Transcorriam os anos cinqüenta - eu tinha sete, oito, nove anos de idade. A gente morava numa sofrida recosta de mato a dentro e fim de picada - distante de tudo e de todos denominada “Centrinho”. Só ia lá quem procurava um cavalo, um porco fugido, um animal perdido, para um dia de serviço na roça de meu pai ou... tinha algum assunto a tratar.  Por ali e mais adiante e tudo enfim feitos de pequenos lugarejos todos sobreviventes de uma pequena lavoura  artesanal, feita no toco,  no braço , no machado, no “patacho”, no facão. Foi, a partir desse Centrinho que escrevi OS MORADORES DE DENTRO DO MATO, onde meus pais fizeram morada.

Vez por outra, principalmente em tempos pós-colheita ou mesmo que não, o caboclo precisava ir até à VILA, vender seus quase-nada; a produção de um pedaço de sua roça por uns poucos tostões. Era o tempo do mil réis; do conto de réis – de um dinheiro então valorizado mas que restou amarrado em ponta de lenço ou... enterrado ao chão. E então o sertanejo se preparava, “se arrumava”; arrumava a carga, arrumava a roupa; arrumava a montaria – ia fazer negócio – ia vender; ia comprar – IA PRÁ VILA. 

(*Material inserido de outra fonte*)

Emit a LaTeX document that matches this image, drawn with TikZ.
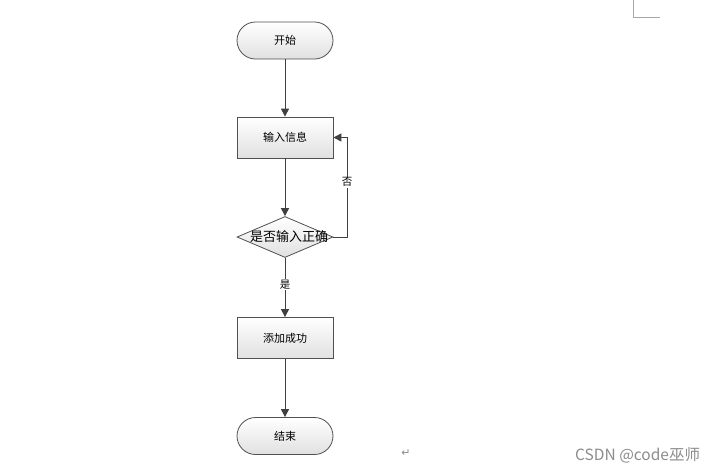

Levanta-se às quatro, cinco da manhã; e sob uma luz fraca e fumacenta da lamparina, encilhava o cavalo punha-lhe a cangalha e botava-lhe a carga: dois paneiros - um de cada lado. Sessenta quilos. Seja de milho, seja de arroz ou  farinha - dois paneiros - um de cada lado! Quatro, cinco da manhã, o galo já cantava esparso no galho da cueira lá em cima e os cachorros deitados à beira do fogão de lenha, apagado. O sertanejo fazia um “quebra jejum”, comia um ou dois ovos com farinha, bebia uma caneca d’água, punha o chapéu na cabeça e do batente de sua porta, passava o pé no estribo de corda, montava ao meio da cangalha e lá se vai. A CAMINHO DA VILA.  Eu era um menino e vivia a saga e a maratona.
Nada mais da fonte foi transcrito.